Quant à l’alinéa 2, il monte d’un cran sur l’échelle des aberrations juridiques de l’article 41 en mettant le Mali sous le régime de deux constitutions superposées, la Constitution du 25 février 1992 et l’Acte fondamental n°001/CNSP du 24 août 2020, dont les dispositions respectives s’appliquent tant qu’elles ne sont pas « incompatibles » ou « contraires ». C’est le comble de l’amateurisme juridique de haut volet.
Un faux pas sur le chemin du retour à la constitutionnalité
L’Acte fondamental n°001/CNSP du 24 août 2020 n’a pas sa place sur le chantier du nouvel ordonnancement juridique.
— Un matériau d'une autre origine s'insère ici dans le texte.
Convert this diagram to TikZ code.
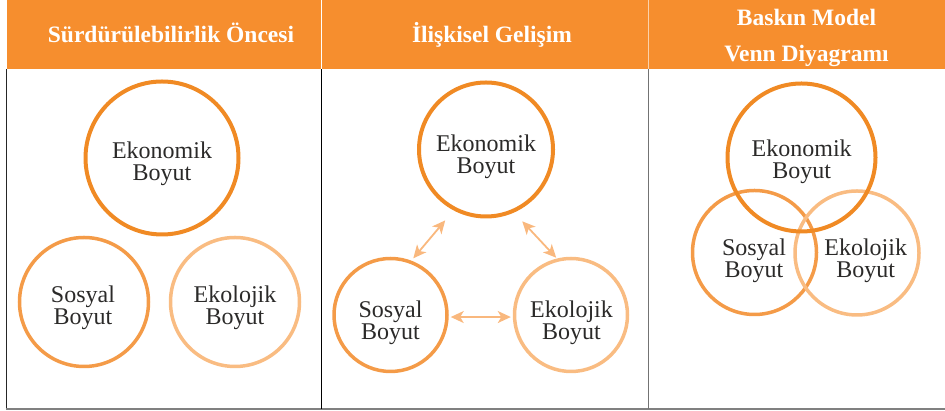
\documentclass[tikz,border=0pt]{standalone}
\usepackage{fontspec}
\setmainfont{Liberation Serif}
\usetikzlibrary{shapes}
\usetikzlibrary{arrows.meta}

\definecolor{headorange}{HTML}{F68E2E}
\definecolor{ekoorange}{HTML}{F08A24}
\definecolor{sosorange}{HTML}{F49B48}
\definecolor{ekolorange}{HTML}{F9BC82}
\definecolor{arroworange}{HTML}{F9B87E}
\definecolor{textgray}{HTML}{2B2A29}

\begin{document}
\begin{tikzpicture}[x=1pt,y=1pt]
	\tikzstyle{every node}=[inner sep=0pt]
	\tikzstyle{head}=[font=\fontsize{23.5}{36}\selectfont\bfseries,text=white,anchor=base]
	\tikzstyle{lbl}=[font=\fontsize{24}{22.5}\selectfont,text=textgray,align=center]
	\tikzstyle{ring}=[circle,draw,line width=3.5pt]
	\tikzstyle{biarrow}=[draw=arroworange,line width=1.8pt,>={Stealth[length=13pt,width=12pt,inset=3.5pt]},<->]
	
	\useasboundingbox (0,0) rectangle (945,411);
	
	% header band and frame
	\fill[headorange] (7,342) rectangle (945,411);
	\draw[white,line width=1pt] (321,342) -- (321,411);
	\draw[white!60!headorange,line width=1pt] (648.5,342) -- (648.5,411);
	\draw[black!85,line width=1.3pt] (6.5,342) -- (6.5,1.5);
	\draw[black!50,line width=2pt] (5.8,2.3) -- (945,2.3);
	\draw[black,line width=0.8pt] (321,342) -- (321,2.3);
	\draw[black!55,line width=1.5pt] (648.5,342) -- (648.5,2.3);
	
	\node[head] (head1) at (171,368) {Sürdürülebilirlik Öncesi};
	\node[head] (head2) at (492,368) {İlişkisel Gelişim};
	\node[head] (head3a) at (806.5,385) {Baskın Model};
	\node[head] (head3b) at (806.5,349) {Venn Diyagramı};
	
	% panel 1
	\node[ring,draw=ekoorange,line width=4pt,minimum size=153pt] (eko1) at (162,253) {};
	\node[ring,draw=sosorange,minimum size=129pt] (sos1) at (84,109) {};
	\node[ring,draw=ekolorange,minimum size=129pt] (ekol1) at (235,109) {};
	\node[lbl] (eko1t) at (162,247.1) {Ekonomik\\Boyut};
	\node[lbl] (sos1t) at (83,103.4) {Sosyal\\Boyut};
	\node[lbl] (ekol1t) at (235,103.4) {Ekolojik\\Boyut};
	
	% panel 2
	\node[ring,draw=ekoorange,line width=4pt,minimum size=134pt] (eko2) at (486,261.5) {};
	\node[ring,draw=sosorange,minimum size=113pt] (sos2) at (390.5,96) {};
	\node[ring,draw=ekolorange,minimum size=113pt] (ekol2) at (571,96) {};
	\node[lbl] (eko2t) at (486,254.1) {Ekonomik\\Boyut};
	\node[lbl] (sos2t) at (390.5,88.4) {Sosyal\\Boyut};
	\node[lbl] (ekol2t) at (571.5,88.4) {Ekolojik\\Boyut};
	
	\draw[biarrow,shorten <=13pt,shorten >=3pt] (eko2.242.7) -- (sos2.69.3);
	\draw[biarrow,shorten <=12pt,shorten >=1pt] (eko2.294.9) -- (ekol2.104.6);
	\draw[biarrow,shorten <=2pt,shorten >=2pt] (sos2.-2.2) -- (ekol2.182.2);
	
	% panel 3
	\node[ring,draw=sosorange,minimum size=124pt] (sos3) at (754.5,158.5) {};
	\node[ring,draw=ekolorange,minimum size=124pt] (ekol3) at (857,158) {};
	\node[ring,draw=ekoorange,line width=4pt,minimum size=148pt] (eko3) at (801.5,253.5) {};
	\node[lbl] (eko3t) at (801.7,249.1) {Ekonomik\\Boyut};
	\node[lbl] (sos3t) at (754,150.1) {Sosyal\\Boyut};
	\node[lbl] (ekol3t) at (865.7,150.1) {Ekolojik\\Boyut};
	
\end{tikzpicture}
\end{document}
Il est disqualifiant pour la transition qui s’ouvre, à la fois à cause du déficit de concertation qui l’entache dans la forme et de l’amateurisme juridique qui le plombe dans le fond.
L’Acte fondamental n°001/CNSP du 24 août 2020 n’a manifestement pas capitalisé sur l’expérience de 1991. Chacun sait que le succès relatif de la transition de 1991 s’explique par l’atmosphère de consensus dans laquelle elle a baigné. En 1991, le CNR initiateur du coup d’Etat avait assez rapidement noué le dialogue avec le Comité de Coordination des Associations et Organisations Démocratiques. C’est ainsi qu’au bout de quatre jours seulement allant du 26 au 29 mars 1991, fut constitué le Comité de Transition pour le Salut du Peuple (CTSP) avec ses 25 membres dont 10 militaires.
C’est dans le CTSP avec sa composition et ses missions que s’est exprimé le compromis patriotique entre le Comité de Coordination des Associations et Organisations Démocratiques (CCAOD) et le Conseil National de Réconciliation Nationale (CNR). Pourquoi 91 ne servirait-il pas de référence ? Pourquoi 91 n’enseignerait-il pas au CNSP que la transition pourrait capoter en l’absence de concertations sincères et effectives avec le M5-RFP et le reste des forces vives patriotes acquises au vrai changement dont a soif le peuple souverain du Mali.